Labour Day
Mark Wegierski returns to class
In Canada and the United States, the holiday honouring workers and the union movement is celebrated on the first Monday of September, as Labour Day, to avoid the radical connotations of May Day. In some parts of Europe, by contrast, May Day is still celebrated with enthusiasm by socialist and far left parties who share in the idealism of earlier, nineteenth-century workers’ struggles. However, relations between “the progressive intelligentsia” and the proletariat have always been problematic. Even leaving aside the excesses of Soviet Communism (and its various offshoots), the record of Western “progressive” intellectuals with regard to real workers has been questionable at best.
The valuations of the various social classes required by Marxism were, to a large extent, arbitrary. For instance, the “petit bourgeois” (the lower middle-class) were utterly despised, even though they often had to live a hardscrabble existence, and despite the fact that many in the intelligentsia themselves came from well-to-do backgrounds. Moreover, when confronted by the social conservatism of much of the proletariat, left-wing intellectuals fell back on the concept of “false consciousness” and the notion of what Marx had derisively termed the lumpenproletariat (the lowest substratum of society, especially criminals and vagrants). The 1960s generally, and in particular the thought of the psychiatrist and anti-colonialist intellectual Frantz Fanon, marked the repudiation of the “embourgeoised” proletariat in favour of what mainstream Marxism would simply have called the lumpen.

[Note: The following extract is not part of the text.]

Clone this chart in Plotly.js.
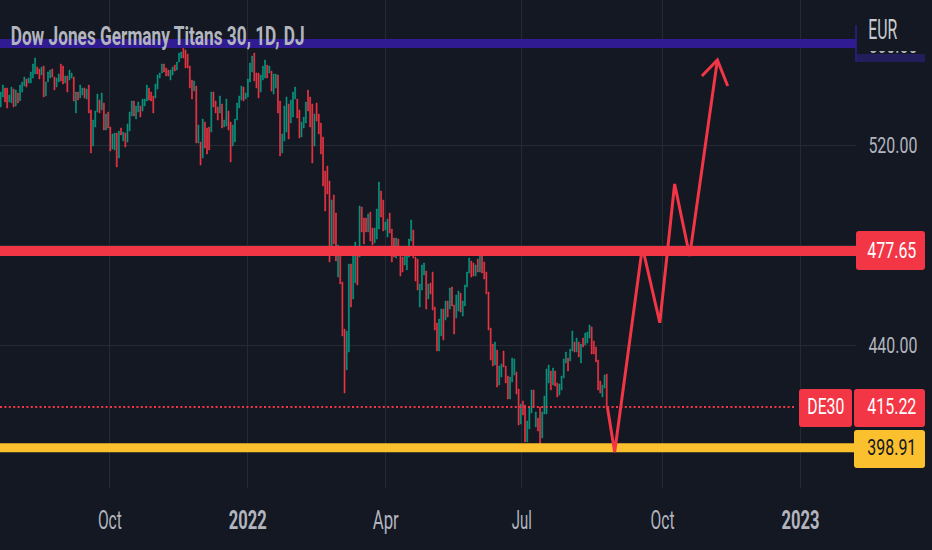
<!DOCTYPE html>
<html><head><meta charset="utf-8">
<script src="https://cdn.plot.ly/plotly-3.0.1.min.js"></script>
<style>html,body{margin:0;padding:0;background:#141823}#c{width:932px;height:550px}</style>
</head><body><div id="c"></div>
<script>
const opens=[535.2,539.2,542.8,542.8,537.2,536.8,542.4,535.6,540.8,537.6,541.2,543.6,546.4,544.8,544.8,546.8,548.4,551.2,550.4,548.0,551.6,539.6,545.2,546.8,550.4,547.2,543.2,545.2,552.4,551.6,544.8,547.6,546.0,546.8,547.2,532.8,541.2,538.8,540.0,542.8,538.4,544.0,534.0,519.6,527.2,533.2,538.0,534.0,536.8,526.0,533.2,527.2,518.4,518.0,524.8,514.8,
526.8,521.6,524.8,521.2,525.6,531.6,537.6,530.4,533.2,535.6,533.6,535.6,537.6,542.8,541.2,539.6,538.8,542.4,546.8,548.8,552.4,550.8,550.0,546.0,548.0,552.0,550.0,553.2,554.8,558.8,558.0,556.4,551.6,546.0,541.6,543.6,520.8,521.2,514.8,529.2,526.8,527.2,525.2,541.2,537.6,535.2,532.8,536.4,527.2,527.6,533.6,529.2,519.6,521.2,530.0,534.8,
538.0,543.2,538.4,539.2,545.2,549.2,556.8,548.8,548.8,541.2,546.0,546.8,552.0,548.8,549.6,540.4,542.8,548.0,537.6,516.8,521.6,525.2,536.4,528.8,531.2,538.4,538.4,534.0,523.2,526.8,528.8,542.0,539.2,536.4,519.6,536.8,532.4,528.8,523.2,509.6,511.6,505.6,476.8,500.0,492.8,467.2,476.0,465.2,446.4,430.0,437.2,472.4,458.4,464.8,476.0,475.2,495.2,490.8,490.8,485.2,493.2,486.8,480.8,482.4,486.4,501.6,498.0,486.0,483.2,492.8,486.4,482.8,474.8,482.4,475.6,475.2,472.0,470.0,475.2,481.6,486.0,475.2,474.4,455.2,462.0,468.0,469.6,458.4,464.8,469.2,455.2,448.8,437.6,
443.6,454.4,450.0,457.6,454.4,463.2,456.0,450.8,453.6,460.8,451.6,455.6,463.2,468.8,473.6,472.8,467.6,474.4,469.2,475.6,473.2,469.2,461.2,446.8,440.4,432.0,438.0,424.0,427.2,437.6,431.6,427.6,418.4,425.2,428.0,429.2,422.4,408.4,417.6,416.0,401.2,
406.4,412.8,422.0,407.2,410.8,415.2,402.8,412.4,412.4,424.8,429.6,424.0,429.6,424.8,420.0,422.0,426.8,432.8,434.8,433.6,437.6,441.2,437.2,441.2,432.8,442.8,440.0,440.8,442.8,447.2,441.6,439.2,434.0,425.6,419.2,422.8,428.4];
const closes=[541.2,544.0,537.2,534.8,540.0,543.2,535.2,542.0,536.8,544.0,545.2,547.2,543.2,546.8,549.2,552.4,554.8,548.4,546.4,551.2,539.2,545.2,549.2,550.0,547.2,542.0,546.8,548.4,545.6,544.4,547.6,541.2,550.0,548.8,537.6,541.2,538.0,544.0,542.8,538.8,542.4,532.8,516.8,530.0,533.6,540.4,532.8,540.8,526.0,532.4,526.8,517.6,524.4,524.8,511.2,525.6,
524.0,525.2,519.2,528.4,533.2,537.6,531.6,535.6,537.2,531.2,538.4,538.4,544.0,538.0,537.6,532.8,544.4,548.0,548.8,552.4,549.2,547.6,547.6,550.0,551.2,549.6,553.2,556.8,557.2,554.8,550.8,550.8,542.8,538.4,545.6,520.8,528.0,512.0,530.4,518.8,516.4,518.0,541.2,535.2,532.8,530.0,539.6,526.8,530.0,538.4,526.0,513.2,528.0,530.4,536.8,539.6,
543.6,537.6,540.8,546.4,552.8,555.6,545.6,542.8,538.8,548.0,551.6,554.0,546.8,551.6,541.6,548.4,548.4,532.8,515.6,524.4,535.6,539.2,522.4,538.0,541.2,543.2,530.8,522.8,529.2,531.2,537.2,533.6,527.2,512.8,532.4,529.6,524.4,516.4,503.6,493.6,500.4,473.2,498.0,480.4,473.6,480.0,464.4,443.6,420.8,445.6,472.4,455.2,476.0,481.2,464.0,495.6,485.2,480.4,485.2,492.4,481.6,480.0,486.8,494.4,505.2,491.2,485.6,489.2,490.4,484.8,473.2,475.2,482.8,478.0,467.6,469.2,476.8,477.2,482.4,490.0,474.8,465.6,462.0,464.4,472.0,472.8,454.4,464.4,460.4,454.0,446.0,437.6,450.4,
454.4,442.0,457.6,451.2,462.8,455.6,444.4,460.0,461.6,453.2,457.6,464.0,469.2,474.8,467.2,467.6,472.0,469.2,477.2,468.8,466.4,460.4,446.0,434.0,431.6,441.2,423.2,431.6,432.4,431.2,424.8,418.4,427.2,434.8,434.4,420.4,408.0,416.4,412.0,401.2,409.6,
415.2,422.0,415.2,413.2,405.6,399.2,413.2,419.6,430.4,432.0,422.0,430.8,423.6,419.2,424.4,427.6,434.4,437.2,429.6,438.4,445.6,437.2,442.8,435.2,440.4,439.2,444.8,445.2,448.0,436.4,436.4,433.2,422.0,420.8,424.0,428.0,415.22];
const levelPurple=560.6, levelRed=477.65, levelYellow=398.91, lastPrice=415.22;
const pathBars=[282.3,285.7,298.6,306.7,313.6,320.6,333.5];
const pathPrices=[415.2,397.2,479.2,448.9,504.4,475.6,554.0];
const arrowBars=[326.3,333.5,338.3];
const arrowPrices=[547.6,554.0,543.6];
const axisBars=[-0.33,398];
const priceTicks=[400,440,480,520,560];
const priceLabels=['400.00','440.00','480.00','520.00','560.00'];
const timeTicks=[50.8,115,179.2,242.5,308,372.2];
const timeLabels=['Oct','<b>2022</b>','Apr','Jul','Oct','<b>2023</b>'];

const RED='#f23645',GREEN='#089981',YEL='#fbc02d',PUR='#311b92',BG='#141823',TXT='#b2b5be';
const FONT='Roboto,sans-serif';
const idx=opens.map((_,i)=>i);
const hline=(v,c,w)=>({type:'scatter',mode:'lines',x:axisBars,y:[v,v],line:{color:c,width:w},hoverinfo:'skip',showlegend:false});
const traces=[
 {type:'candlestick',x:idx,open:opens,close:closes,
  high:opens.map((o,i)=>Math.max(o,closes[i])),low:opens.map((o,i)=>Math.min(o,closes[i])),
  increasing:{line:{color:GREEN,width:0.6},fillcolor:GREEN},
  decreasing:{line:{color:RED,width:0.6},fillcolor:RED},whiskerwidth:0,showlegend:false},
 {type:'scatter',mode:'lines',x:[axisBars[0],370],y:[lastPrice,lastPrice],line:{color:RED,width:2,dash:'2px,2.4px'},hoverinfo:'skip',showlegend:false},
 hline(levelPurple,PUR,9),hline(levelRed,RED,10),hline(levelYellow,YEL,9),
 {type:'scatter',mode:'lines',x:pathBars,y:pathPrices,line:{color:RED,width:3},hoverinfo:'skip',showlegend:false},
 {type:'scatter',mode:'lines',x:arrowBars,y:arrowPrices,line:{color:RED,width:3},hoverinfo:'skip',showlegend:false}
];
const PW=856,PH=488;
const px=x=>x/PW, py=y=>1-y/PH;
const rr=(x0,y0,x1,y1,c)=>{const r=3;return {type:'path',xref:'paper',yref:'paper',layer:'above',fillcolor:c,line:{width:0},
 path:`M${px(x0+r)},${py(y0)} L${px(x1-r)},${py(y0)} Q${px(x1)},${py(y0)} ${px(x1)},${py(y0+r)} L${px(x1)},${py(y1-r)} Q${px(x1)},${py(y1)} ${px(x1-r)},${py(y1)} L${px(x0+r)},${py(y1)} Q${px(x0)},${py(y1)} ${px(x0)},${py(y1-r)} L${px(x0)},${py(y0+r)} Q${px(x0)},${py(y0)} ${px(x0+r)},${py(y0)} Z`};};
const label=(txt,xc,v,fg)=>({xref:'paper',yref:'y',x:px(xc),y:v,xanchor:'center',yanchor:'middle',text:txt,showarrow:false,font:{family:FONT,size:22,color:fg}});
const layout={
 width:932,height:550,margin:{l:0,r:76,t:0,b:62,pad:0},paper_bgcolor:BG,plot_bgcolor:BG,showlegend:false,boxgap:0.35,
 xaxis:{range:axisBars,rangeslider:{visible:false},tickmode:'array',tickvals:timeTicks,ticktext:timeLabels,showgrid:true,gridcolor:'#262a35',gridwidth:1,zeroline:false,showline:false,ticks:'outside',ticklen:10,tickcolor:'rgba(0,0,0,0)',tickfont:{family:FONT,size:25,color:TXT},automargin:false},
 yaxis:{range:[382.8,578],side:'right',tickmode:'array',tickvals:priceTicks,ticktext:priceLabels,showgrid:true,gridcolor:'#262a35',gridwidth:1,zeroline:false,showline:false,ticks:'outside',ticklen:7,tickcolor:'rgba(0,0,0,0)',tickfont:{family:FONT,size:22,color:TXT},automargin:false},
 shapes:[
  {type:'rect',xref:'paper',yref:'paper',x0:1,x1:px(932),y0:py(51),y1:py(0),fillcolor:BG,line:{width:0},layer:'above'},
  {type:'rect',xref:'paper',yref:'paper',x0:1,x1:px(925),y0:py(62),y1:py(54),fillcolor:'#241d5c',line:{width:0},layer:'above'},
  {type:'line',xref:'paper',yref:'paper',x0:1,x1:1,y0:py(62),y1:py(25),line:{color:PUR,width:1.5},layer:'above'},
  rr(856,231,925,270,RED),rr(799,389,852,427,RED),rr(854,389,925,427,RED),rr(854,430,925,468,YEL)
 ],
 annotations:[
  {xref:'paper',yref:'paper',x:px(157),y:py(36),xanchor:'center',yanchor:'middle',text:'<b>Dow Jones Germany Titans 30, 1D, DJ</b>',showarrow:false,font:{family:FONT,size:26,color:TXT}},
  {xref:'paper',yref:'paper',x:px(882.5),y:py(30),xanchor:'center',yanchor:'middle',text:'EUR',showarrow:false,font:{family:FONT,size:27,color:'#c8cad1'}},
  label('477.65',892,levelRed,'#fff'),
  label('DE30',826,lastPrice,'#fff'),
  label('415.22',892,lastPrice,'#fff'),
  label('398.91',892,levelYellow,'#131722')
 ]
};
const widths={'Dow Jones Germany Titans 30, 1D, DJ':294,'EUR':29,'DE30':37,'2022':38,'2023':38,'Oct':24,'Apr':26,'Jul':20};
Plotly.newPlot('c',traces,layout,{displayModeBar:false,staticPlot:true}).then(()=>{
 document.querySelectorAll('#c .xtick text,#c .ytick text,#c .annotation-text').forEach(t=>{
  const s=t.textContent.trim(); const w=widths[s]||49;
  t.setAttribute('textLength',w); t.setAttribute('lengthAdjust','spacingAndGlyphs');
  t.querySelectorAll('tspan').forEach(n=>{n.setAttribute('textLength',w);n.setAttribute('lengthAdjust','spacingAndGlyphs');});
 });
});
</script></body></html>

The classical Marxist categories, however, may have some residual usefulness in explaining what really was going on in the United States in the second half of the twentieth century. What Marxism termed the petit bourgeoisie and the proletariat are arguably the socially conservative core of the country today, regardless of formal party affiliations. To extend the argument made in James Burnham’s political classic The Managerial Revolution (1941), the haute bourgeoisie (upper class) – with a few exceptions – has morphed into the managerial New Class, which today includes the super-rich, sports and media celebrities and high-ranking bureaucrats and social experts. This New Class has allied with and adopted elements of the lumpenproletariat’s “countercultural” lifestyles, in a direct affront to the more traditional morality of the middle and working classes. This precipitous behavioural shift among most of the upper class was aptly termed “the revolt of the elites” by the eminent social critic Christopher Lasch, in his 1995 book of the same name.
Political analyst Kevin Phillips argued in the 1960s that the winning combination in American politics was “social conservatism plus economic liberalism” or the acceptance by conservatives of the welfare state. Roosevelt’s New Deal appealed, rhetorically at least, to Americans’ sense of decency and was depicted as the only way out of the Great Depression. Conservatives of that day had appeared to trap themselves in what seemed like a rhetorically difficult defense of economic privilege and a foundering laissez-faire capitalism. The New Deal strategy of class-war rhetoric has been a continuing staple of Democratic Party appeals to American voters ever since.
Ironically, however, beginning in the 1980s, much of the Republican Party’s appeal came to be based on a formula of social liberalism plus economic conservatism. The “yuppies” of the 1980s, for example, were typically fiscally conservative and socially liberal. George W. Bush’s “compassionate conservatism” may have been a hopeful-sounding term, but in practice it also has tended to leave socially liberal policies in place.
The results of the 2016 U.S. Presidential election, with a massive heartland coloured red, and the urban and coastal areas coloured blue, symbolically supports this type of analysis. The social class that commentator David Brooks calls the Bobos (short for “bourgeois bohemians”) are the core of left-liberalism today, and are centred in big cities. Like most “progressive” intellectuals, including their European predecessors, they regard those who do productive labour as irredeemably backward and imbued with hidebound attitudes. This Labour Day, accordingly, they will not be celebrating actual labourers but a politically correct image of them that has never been reflected in reality. Editorial note; in the UK, likewise, a prevalent theme today is the unremitting evil of populism.
Mark Wegierski is a Toronto-based writer and researcher. An earlier version of this article appeared on the Hudson Institute website
The third paragraph of this excellent essay is crucially important.
The traditional Marxist class analysis refers to ownership of the means of production, the notion of surplus value, and class struggle. The examination of social and cultural power has changed during the past 50 years or so as a result of many factors, including entertainment technology. The “superstructure” has been infiltrated eventually to control the base; Marcuse + Gramsci, in a nutshell. The combination of political with cultural vectors in social change is well illustrated by the LGBT movement.
It is not difficult to trace the agenda-worked trajectory from the US New Left of the 1960s through western institutions and publications, for example, to the UK Equality Act of 2010. Having watched this happen, by direct personal observation and by documentation from the (self-described) “agenda-workers” themselves, it is just a little irritating to see writers like Douglas Murray, Eric Kaufmann and Allison Pearson now describing the process, but better late than never. Given the wealth and power of the new ruling class, the problem is how to reverse the process and recover social health.